For this exercise, repeat all of the material verbatim apart from its images.

________________________

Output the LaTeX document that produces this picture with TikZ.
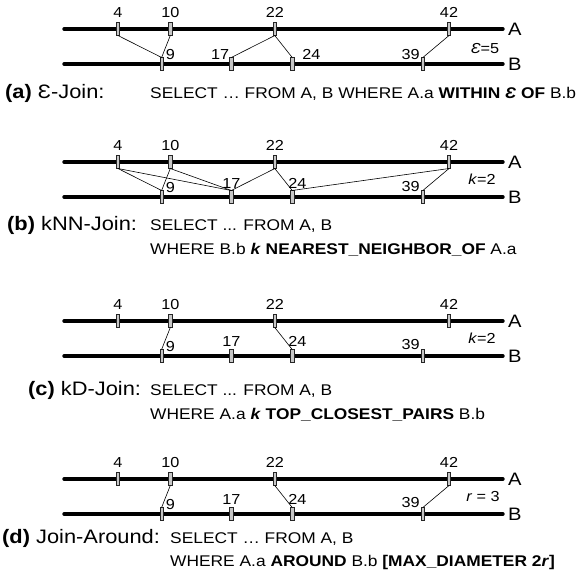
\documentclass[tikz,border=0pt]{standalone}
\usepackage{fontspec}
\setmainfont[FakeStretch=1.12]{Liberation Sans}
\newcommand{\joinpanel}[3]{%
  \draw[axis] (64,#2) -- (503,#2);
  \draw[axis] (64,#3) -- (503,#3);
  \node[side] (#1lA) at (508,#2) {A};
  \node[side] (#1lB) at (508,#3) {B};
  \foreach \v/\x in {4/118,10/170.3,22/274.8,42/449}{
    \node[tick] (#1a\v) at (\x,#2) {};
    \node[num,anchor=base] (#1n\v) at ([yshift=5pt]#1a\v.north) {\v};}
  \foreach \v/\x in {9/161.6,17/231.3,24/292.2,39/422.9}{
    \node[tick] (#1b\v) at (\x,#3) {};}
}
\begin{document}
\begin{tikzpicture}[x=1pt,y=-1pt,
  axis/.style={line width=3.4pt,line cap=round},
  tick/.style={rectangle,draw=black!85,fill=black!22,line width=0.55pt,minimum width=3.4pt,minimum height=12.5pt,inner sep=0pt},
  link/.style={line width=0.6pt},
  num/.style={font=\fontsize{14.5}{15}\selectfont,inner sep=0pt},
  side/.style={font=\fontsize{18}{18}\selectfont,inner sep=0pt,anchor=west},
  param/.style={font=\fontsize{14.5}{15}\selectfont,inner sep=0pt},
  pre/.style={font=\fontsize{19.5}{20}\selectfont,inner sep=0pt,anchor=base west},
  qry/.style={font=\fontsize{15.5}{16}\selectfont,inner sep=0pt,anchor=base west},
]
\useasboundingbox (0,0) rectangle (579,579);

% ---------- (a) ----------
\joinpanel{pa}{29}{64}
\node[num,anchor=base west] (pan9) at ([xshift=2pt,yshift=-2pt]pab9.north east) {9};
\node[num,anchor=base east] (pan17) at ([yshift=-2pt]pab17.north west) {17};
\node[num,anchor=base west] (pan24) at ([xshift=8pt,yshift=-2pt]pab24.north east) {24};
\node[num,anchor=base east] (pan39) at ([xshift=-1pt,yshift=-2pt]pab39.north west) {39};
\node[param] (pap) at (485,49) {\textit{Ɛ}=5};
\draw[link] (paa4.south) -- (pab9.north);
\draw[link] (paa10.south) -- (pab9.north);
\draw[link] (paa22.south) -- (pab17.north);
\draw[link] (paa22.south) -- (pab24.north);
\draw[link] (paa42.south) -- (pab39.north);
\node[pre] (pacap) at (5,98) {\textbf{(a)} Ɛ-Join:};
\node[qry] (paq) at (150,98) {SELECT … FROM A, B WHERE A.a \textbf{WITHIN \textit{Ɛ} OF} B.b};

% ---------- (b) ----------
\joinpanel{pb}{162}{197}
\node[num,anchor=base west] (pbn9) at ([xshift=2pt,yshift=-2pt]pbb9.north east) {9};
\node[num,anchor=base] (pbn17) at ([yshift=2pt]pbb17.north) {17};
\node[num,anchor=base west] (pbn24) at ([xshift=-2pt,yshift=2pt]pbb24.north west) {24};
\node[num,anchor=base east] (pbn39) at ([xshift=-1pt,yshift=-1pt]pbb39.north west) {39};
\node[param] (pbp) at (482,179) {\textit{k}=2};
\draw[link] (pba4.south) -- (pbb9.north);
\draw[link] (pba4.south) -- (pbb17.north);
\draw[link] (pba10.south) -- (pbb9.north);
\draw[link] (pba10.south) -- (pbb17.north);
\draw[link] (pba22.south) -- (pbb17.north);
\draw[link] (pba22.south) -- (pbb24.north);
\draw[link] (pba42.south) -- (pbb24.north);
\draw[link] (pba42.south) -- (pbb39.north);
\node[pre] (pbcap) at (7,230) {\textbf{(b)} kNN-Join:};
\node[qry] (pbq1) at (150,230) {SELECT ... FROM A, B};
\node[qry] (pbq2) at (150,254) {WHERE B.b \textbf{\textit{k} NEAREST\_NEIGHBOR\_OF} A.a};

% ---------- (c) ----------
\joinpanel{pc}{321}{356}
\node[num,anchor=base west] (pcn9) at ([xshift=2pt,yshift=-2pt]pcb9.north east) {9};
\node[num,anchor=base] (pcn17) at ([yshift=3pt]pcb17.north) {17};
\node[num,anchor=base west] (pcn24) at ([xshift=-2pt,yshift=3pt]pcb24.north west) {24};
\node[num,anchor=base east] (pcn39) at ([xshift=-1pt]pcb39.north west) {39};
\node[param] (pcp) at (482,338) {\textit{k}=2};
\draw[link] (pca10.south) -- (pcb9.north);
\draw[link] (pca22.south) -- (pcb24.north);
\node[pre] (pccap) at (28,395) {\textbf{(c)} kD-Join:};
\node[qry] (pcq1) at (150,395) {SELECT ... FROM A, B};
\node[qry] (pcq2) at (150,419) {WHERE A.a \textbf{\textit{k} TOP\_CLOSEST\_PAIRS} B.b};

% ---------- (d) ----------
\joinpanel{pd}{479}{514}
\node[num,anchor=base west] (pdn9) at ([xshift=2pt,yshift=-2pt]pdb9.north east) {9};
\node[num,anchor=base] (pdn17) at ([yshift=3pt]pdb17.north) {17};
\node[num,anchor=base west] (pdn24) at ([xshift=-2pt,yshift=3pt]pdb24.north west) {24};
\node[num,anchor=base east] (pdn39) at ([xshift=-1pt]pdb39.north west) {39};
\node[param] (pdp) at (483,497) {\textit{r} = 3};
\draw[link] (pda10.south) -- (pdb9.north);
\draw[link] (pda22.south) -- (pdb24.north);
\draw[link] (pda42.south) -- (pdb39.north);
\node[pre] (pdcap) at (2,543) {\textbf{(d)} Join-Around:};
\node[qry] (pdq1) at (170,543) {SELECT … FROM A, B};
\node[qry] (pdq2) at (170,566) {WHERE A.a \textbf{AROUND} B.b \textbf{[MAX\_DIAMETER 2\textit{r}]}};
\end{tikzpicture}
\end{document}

________________________

Final result
Output the LaTeX document that produces this picture with TikZ.
\documentclass[tikz,border=0pt]{standalone}
\usepackage{fontspec}
\setmainfont[FakeStretch=1.12]{Liberation Sans}
\newcommand{\joinpanel}[3]{%
  \draw[axis] (64,#2) -- (503,#2);
  \draw[axis] (64,#3) -- (503,#3);
  \node[side] (#1lA) at (508,#2) {A};
  \node[side] (#1lB) at (508,#3) {B};
  \foreach \v/\x in {4/118,10/170.3,22/274.8,42/449}{
    \node[tick] (#1a\v) at (\x,#2) {};
    \node[num,anchor=base] (#1n\v) at ([yshift=5pt]#1a\v.north) {\v};}
  \foreach \v/\x in {9/161.6,17/231.3,24/292.2,39/422.9}{
    \node[tick] (#1b\v) at (\x,#3) {};}
}
\begin{document}
\begin{tikzpicture}[x=1pt,y=-1pt,
  axis/.style={line width=3.4pt,line cap=round},
  tick/.style={rectangle,draw=black!85,fill=black!22,line width=0.55pt,minimum width=3.4pt,minimum height=12.5pt,inner sep=0pt},
  link/.style={line width=0.6pt},
  num/.style={font=\fontsize{14.5}{15}\selectfont,inner sep=0pt},
  side/.style={font=\fontsize{18}{18}\selectfont,inner sep=0pt,anchor=west},
  param/.style={font=\fontsize{14.5}{15}\selectfont,inner sep=0pt},
  pre/.style={font=\fontsize{19.5}{20}\selectfont,inner sep=0pt,anchor=base west},
  qry/.style={font=\fontsize{15.5}{16}\selectfont,inner sep=0pt,anchor=base west},
]
\useasboundingbox (0,0) rectangle (579,579);

% ---------- (a) ----------
\joinpanel{pa}{29}{64}
\node[num,anchor=base west] (pan9) at ([xshift=2pt,yshift=-2pt]pab9.north east) {9};
\node[num,anchor=base east] (pan17) at ([yshift=-2pt]pab17.north west) {17};
\node[num,anchor=base west] (pan24) at ([xshift=8pt,yshift=-2pt]pab24.north east) {24};
\node[num,anchor=base east] (pan39) at ([xshift=-1pt,yshift=-2pt]pab39.north west) {39};
\node[param] (pap) at (485,49) {\textit{Ɛ}=5};
\draw[link] (paa4.south) -- (pab9.north);
\draw[link] (paa10.south) -- (pab9.north);
\draw[link] (paa22.south) -- (pab17.north);
\draw[link] (paa22.south) -- (pab24.north);
\draw[link] (paa42.south) -- (pab39.north);
\node[pre] (pacap) at (5,98) {\textbf{(a)} Ɛ-Join:};
\node[qry] (paq) at (150,98) {SELECT … FROM A, B WHERE A.a \textbf{WITHIN \textit{Ɛ} OF} B.b};

% ---------- (b) ----------
\joinpanel{pb}{162}{197}
\node[num,anchor=base west] (pbn9) at ([xshift=2pt,yshift=-2pt]pbb9.north east) {9};
\node[num,anchor=base] (pbn17) at ([yshift=2pt]pbb17.north) {17};
\node[num,anchor=base west] (pbn24) at ([xshift=-2pt,yshift=2pt]pbb24.north west) {24};
\node[num,anchor=base east] (pbn39) at ([xshift=-1pt,yshift=-1pt]pbb39.north west) {39};
\node[param] (pbp) at (482,179) {\textit{k}=2};
\draw[link] (pba4.south) -- (pbb9.north);
\draw[link] (pba4.south) -- (pbb17.north);
\draw[link] (pba10.south) -- (pbb9.north);
\draw[link] (pba10.south) -- (pbb17.north);
\draw[link] (pba22.south) -- (pbb17.north);
\draw[link] (pba22.south) -- (pbb24.north);
\draw[link] (pba42.south) -- (pbb24.north);
\draw[link] (pba42.south) -- (pbb39.north);
\node[pre] (pbcap) at (7,230) {\textbf{(b)} kNN-Join:};
\node[qry] (pbq1) at (150,230) {SELECT ... FROM A, B};
\node[qry] (pbq2) at (150,254) {WHERE B.b \textbf{\textit{k} NEAREST\_NEIGHBOR\_OF} A.a};

% ---------- (c) ----------
\joinpanel{pc}{321}{356}
\node[num,anchor=base west] (pcn9) at ([xshift=2pt,yshift=-2pt]pcb9.north east) {9};
\node[num,anchor=base] (pcn17) at ([yshift=3pt]pcb17.north) {17};
\node[num,anchor=base west] (pcn24) at ([xshift=-2pt,yshift=3pt]pcb24.north west) {24};
\node[num,anchor=base east] (pcn39) at ([xshift=-1pt]pcb39.north west) {39};
\node[param] (pcp) at (482,338) {\textit{k}=2};
\draw[link] (pca10.south) -- (pcb9.north);
\draw[link] (pca22.south) -- (pcb24.north);
\node[pre] (pccap) at (28,395) {\textbf{(c)} kD-Join:};
\node[qry] (pcq1) at (150,395) {SELECT ... FROM A, B};
\node[qry] (pcq2) at (150,419) {WHERE A.a \textbf{\textit{k} TOP\_CLOSEST\_PAIRS} B.b};

% ---------- (d) ----------
\joinpanel{pd}{479}{514}
\node[num,anchor=base west] (pdn9) at ([xshift=2pt,yshift=-2pt]pdb9.north east) {9};
\node[num,anchor=base] (pdn17) at ([yshift=3pt]pdb17.north) {17};
\node[num,anchor=base west] (pdn24) at ([xshift=-2pt,yshift=3pt]pdb24.north west) {24};
\node[num,anchor=base east] (pdn39) at ([xshift=-1pt]pdb39.north west) {39};
\node[param] (pdp) at (483,497) {\textit{r} = 3};
\draw[link] (pda10.south) -- (pdb9.north);
\draw[link] (pda22.south) -- (pdb24.north);
\draw[link] (pda42.south) -- (pdb39.north);
\node[pre] (pdcap) at (2,543) {\textbf{(d)} Join-Around:};
\node[qry] (pdq1) at (170,543) {SELECT … FROM A, B};
\node[qry] (pdq2) at (170,566) {WHERE A.a \textbf{AROUND} B.b \textbf{[MAX\_DIAMETER 2\textit{r}]}};
\end{tikzpicture}
\end{document}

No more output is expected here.